The $e^{i \theta}$ is used for a global transformation. Global because at any point you just apply a $\theta$ transformation. Transformation, well , that depends... for a U(1) where the generators are just numbers you can use the $e^{i \theta}$, whereas for some other symmetry the transformation should change and you use instead the generators $T^a$ on the exponential $e^{i \theta_a T^a}$.
For a simple case, consider that you have a complex number $\psi = a + ib$, transforming the $\psi$ itself will lead you to a $\psi'= a' + i b'$. How are the two ($\psi,\psi'$) connected? Well you can use that the multiplication of two complex numbers is a complex number so you can write:
$\psi' = z \psi$
With $z$ an appropriate number that can apply for your given transformation. A complex number can be written as $z= r e^{i \theta}$ , and so an appropriate choice of $z$ would mean an appropriate choice for $r$ and $\theta$.
Now if you are looking for a unitary transformation the $r=1$, otherwise you would change the magnitudes.
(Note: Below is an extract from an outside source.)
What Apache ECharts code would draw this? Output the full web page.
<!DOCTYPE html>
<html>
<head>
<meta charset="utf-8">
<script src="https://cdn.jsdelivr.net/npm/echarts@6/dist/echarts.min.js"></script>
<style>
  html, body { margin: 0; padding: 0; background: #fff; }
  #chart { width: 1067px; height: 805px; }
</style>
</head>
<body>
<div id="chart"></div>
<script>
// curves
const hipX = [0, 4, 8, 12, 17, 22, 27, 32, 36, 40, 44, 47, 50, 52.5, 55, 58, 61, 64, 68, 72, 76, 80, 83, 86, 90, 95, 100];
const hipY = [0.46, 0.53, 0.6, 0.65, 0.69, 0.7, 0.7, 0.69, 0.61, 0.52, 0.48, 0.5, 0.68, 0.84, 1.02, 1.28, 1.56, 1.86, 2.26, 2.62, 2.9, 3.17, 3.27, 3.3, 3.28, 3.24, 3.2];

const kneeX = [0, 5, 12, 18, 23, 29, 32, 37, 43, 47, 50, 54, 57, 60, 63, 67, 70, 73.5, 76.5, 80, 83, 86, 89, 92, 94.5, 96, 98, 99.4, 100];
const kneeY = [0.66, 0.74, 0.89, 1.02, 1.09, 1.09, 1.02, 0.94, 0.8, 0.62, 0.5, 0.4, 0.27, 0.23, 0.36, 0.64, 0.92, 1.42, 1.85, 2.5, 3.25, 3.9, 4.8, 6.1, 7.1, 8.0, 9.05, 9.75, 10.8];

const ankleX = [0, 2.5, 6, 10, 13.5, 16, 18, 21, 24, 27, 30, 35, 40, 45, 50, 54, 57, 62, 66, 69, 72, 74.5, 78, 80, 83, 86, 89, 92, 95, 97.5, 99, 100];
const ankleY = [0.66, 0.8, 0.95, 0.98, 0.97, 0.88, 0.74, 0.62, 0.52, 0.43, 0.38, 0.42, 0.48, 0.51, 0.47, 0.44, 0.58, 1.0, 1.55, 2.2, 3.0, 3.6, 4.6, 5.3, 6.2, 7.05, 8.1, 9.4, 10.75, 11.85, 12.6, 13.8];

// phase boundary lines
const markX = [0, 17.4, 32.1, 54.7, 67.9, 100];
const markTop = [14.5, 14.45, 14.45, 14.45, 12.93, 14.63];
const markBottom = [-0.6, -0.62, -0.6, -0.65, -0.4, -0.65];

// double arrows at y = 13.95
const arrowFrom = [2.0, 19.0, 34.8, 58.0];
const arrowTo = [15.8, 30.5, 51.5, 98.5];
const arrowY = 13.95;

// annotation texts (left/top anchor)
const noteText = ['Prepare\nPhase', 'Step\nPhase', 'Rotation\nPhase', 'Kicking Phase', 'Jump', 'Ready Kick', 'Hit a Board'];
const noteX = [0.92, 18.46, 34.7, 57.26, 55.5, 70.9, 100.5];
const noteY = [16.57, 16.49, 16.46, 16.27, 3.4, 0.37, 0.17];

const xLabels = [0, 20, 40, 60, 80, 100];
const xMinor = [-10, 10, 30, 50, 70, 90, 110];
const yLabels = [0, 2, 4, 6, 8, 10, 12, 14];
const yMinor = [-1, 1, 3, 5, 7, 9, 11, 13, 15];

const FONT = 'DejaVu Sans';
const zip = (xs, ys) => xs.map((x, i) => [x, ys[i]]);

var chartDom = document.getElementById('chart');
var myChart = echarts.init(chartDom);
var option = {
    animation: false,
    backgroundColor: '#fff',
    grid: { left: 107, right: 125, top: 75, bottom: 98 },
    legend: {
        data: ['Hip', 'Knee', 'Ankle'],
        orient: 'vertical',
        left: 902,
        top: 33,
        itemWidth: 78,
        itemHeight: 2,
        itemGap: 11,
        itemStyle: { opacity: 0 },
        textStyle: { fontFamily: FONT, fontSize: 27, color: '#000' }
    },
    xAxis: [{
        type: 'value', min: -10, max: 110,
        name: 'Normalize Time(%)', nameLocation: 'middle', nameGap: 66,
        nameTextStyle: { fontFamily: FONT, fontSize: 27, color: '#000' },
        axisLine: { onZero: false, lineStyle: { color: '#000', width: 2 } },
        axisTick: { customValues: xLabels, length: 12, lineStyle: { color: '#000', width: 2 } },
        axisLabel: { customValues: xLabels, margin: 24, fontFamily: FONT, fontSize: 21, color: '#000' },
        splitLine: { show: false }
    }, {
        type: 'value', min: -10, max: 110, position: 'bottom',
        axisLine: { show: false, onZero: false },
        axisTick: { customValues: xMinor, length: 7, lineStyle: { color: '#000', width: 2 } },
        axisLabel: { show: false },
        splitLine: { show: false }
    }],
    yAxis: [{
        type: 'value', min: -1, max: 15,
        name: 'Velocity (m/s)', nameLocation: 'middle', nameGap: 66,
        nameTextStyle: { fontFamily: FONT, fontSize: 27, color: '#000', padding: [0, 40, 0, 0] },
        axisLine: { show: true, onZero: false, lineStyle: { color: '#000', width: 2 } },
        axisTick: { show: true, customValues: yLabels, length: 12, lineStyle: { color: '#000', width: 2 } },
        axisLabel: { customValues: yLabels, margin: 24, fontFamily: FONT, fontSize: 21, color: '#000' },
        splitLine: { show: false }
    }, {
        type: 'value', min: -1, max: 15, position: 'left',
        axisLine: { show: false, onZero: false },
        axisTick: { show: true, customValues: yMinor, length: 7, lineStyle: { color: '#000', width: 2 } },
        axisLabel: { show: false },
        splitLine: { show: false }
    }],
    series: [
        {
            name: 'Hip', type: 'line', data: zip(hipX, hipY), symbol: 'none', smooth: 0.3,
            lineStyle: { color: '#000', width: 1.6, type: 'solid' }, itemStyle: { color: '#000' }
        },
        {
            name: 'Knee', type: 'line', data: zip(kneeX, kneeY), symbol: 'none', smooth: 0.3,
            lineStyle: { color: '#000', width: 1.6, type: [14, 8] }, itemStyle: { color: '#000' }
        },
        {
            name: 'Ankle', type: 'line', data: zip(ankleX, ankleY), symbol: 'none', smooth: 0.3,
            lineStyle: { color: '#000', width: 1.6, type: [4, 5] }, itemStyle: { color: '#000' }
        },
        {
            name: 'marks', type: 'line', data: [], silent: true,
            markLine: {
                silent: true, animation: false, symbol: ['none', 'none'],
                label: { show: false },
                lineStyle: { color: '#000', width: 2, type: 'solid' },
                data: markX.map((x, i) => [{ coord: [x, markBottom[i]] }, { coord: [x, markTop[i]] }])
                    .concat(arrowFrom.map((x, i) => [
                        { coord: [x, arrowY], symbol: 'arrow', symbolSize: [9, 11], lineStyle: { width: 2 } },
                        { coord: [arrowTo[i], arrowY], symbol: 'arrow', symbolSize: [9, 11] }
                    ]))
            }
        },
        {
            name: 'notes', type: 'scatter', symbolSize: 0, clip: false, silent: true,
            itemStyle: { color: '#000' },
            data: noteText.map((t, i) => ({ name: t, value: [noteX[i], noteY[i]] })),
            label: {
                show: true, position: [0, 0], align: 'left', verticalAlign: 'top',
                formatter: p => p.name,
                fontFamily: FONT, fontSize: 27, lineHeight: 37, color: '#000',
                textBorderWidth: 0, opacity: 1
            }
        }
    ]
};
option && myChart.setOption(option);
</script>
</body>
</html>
And so you have:
$\psi' = e^{i \theta} \psi$.
So in fact what you are doing is getting $\psi$ as a "vector" on the complex plane, and you are making a rotation to it.
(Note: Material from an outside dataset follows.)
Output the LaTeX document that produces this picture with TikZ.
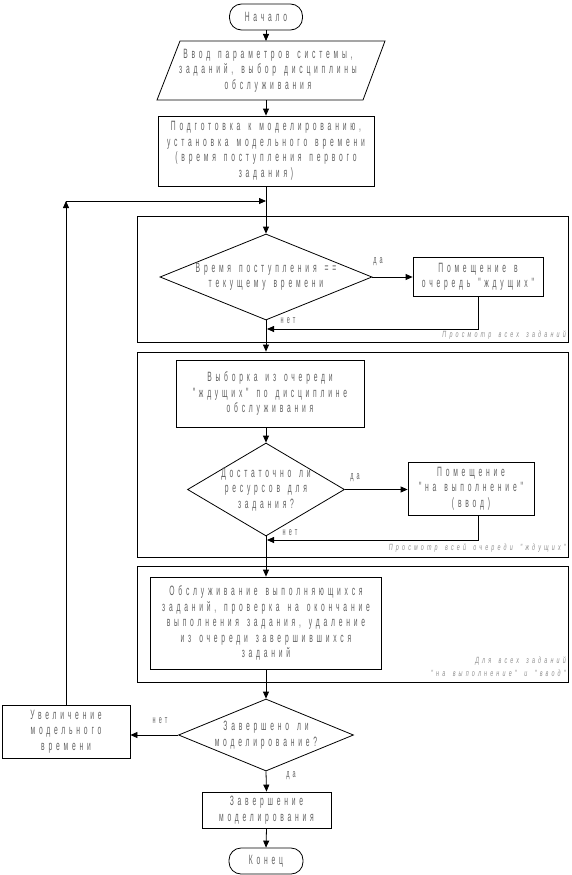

Now what would be the case if $\theta$ was in fact $\theta(x)$?
Obviously this rotation doesn't happen anywhere on space $x^\mu$ in the same way. At a spacetime point $x_1$ you apply a rotation $\theta_1= \theta(x_1)$ whereas in a point $x_2$ you can apply a rotation $\theta_2= \theta(x_2)$.
It's naturally leading you to insert a "connection" (term from GR) into the game when you try to make invariant objects. The connection $\Gamma_{\mu \nu}^\rho$ in GR for example appears when you go from a global metric $n_{\mu \nu}$ to a local metric $g_{\mu \nu}(x)$. Here the "ranks" are smaller and you end up with an "electromagnetic field" (better a U(1) gauge field) $A_\mu$.